What do mamas of the losing team always say to their babies? “Well, honey, you tried your best. That’s all anybody can expect you to do.”

WRONG! You can expect to succeed. You may not, but you can expect to and that’s maybe half the battle right there. Why just the other day this kid in my class told the teacher he was TRYING TO THINK. Say what? How do you try to think? I wouldn’t trust that guy to get much done.

Now I know there are still some of you who aren’t convinced. Well, if I handed you a pencil and told you to give it back to me, I think you’d have no problem. But if I asked you to TRY to give it to me, you’d look at me funny, wouldn’t you? You just wouldn’t know exactly what to do.

So in the end all I want to say is if you want to make the winning shot, tell the coach you’re going to make the shot. Don’t say, “Coach, I’ll do my best.” Tell him you’ll DO it.

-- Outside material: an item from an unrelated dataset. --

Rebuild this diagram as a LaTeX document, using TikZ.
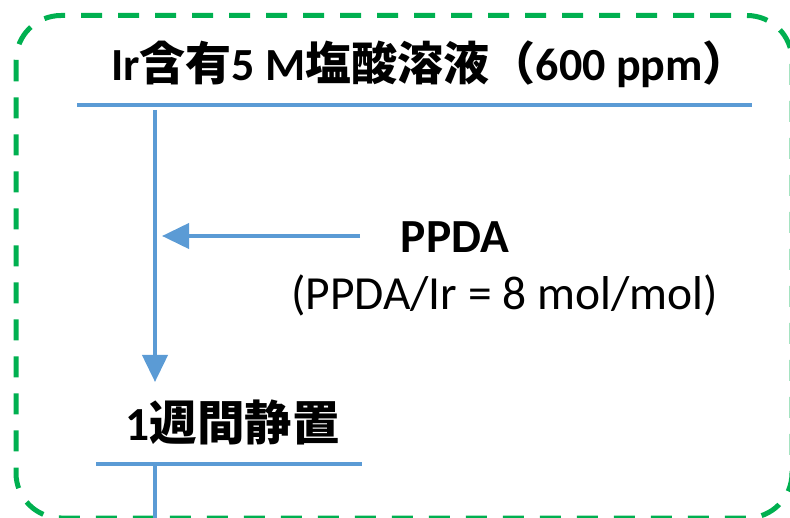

See if he (or she) doesn’t like that attitude a lot more.

Okay, I set a new record here. Well, not for brilliance. I usually tie myself each time I post. It’s hard to outdo myself, you see. No, I mean in terms of time. Twenty minutes. YES, I did it. Didn’t really try that hard. Didn’t try at all really. Made a plan and just did it. Like Nike used to say (and probably still does): Just do it. Notice they don’t say: Just try to do it.

Case closed. Game, set, and match to Crankenfuss.

Oh, yeah, and to those two eighth graders too.

from Dr. Crankenfuss, the Dude with the ‘tude (and the guy who still has to set up all his food for the big battle. Can’t tell you who I’m for. I’ll see who wins and probably pretend I was for them. That makes me look a lot smarter, you know.)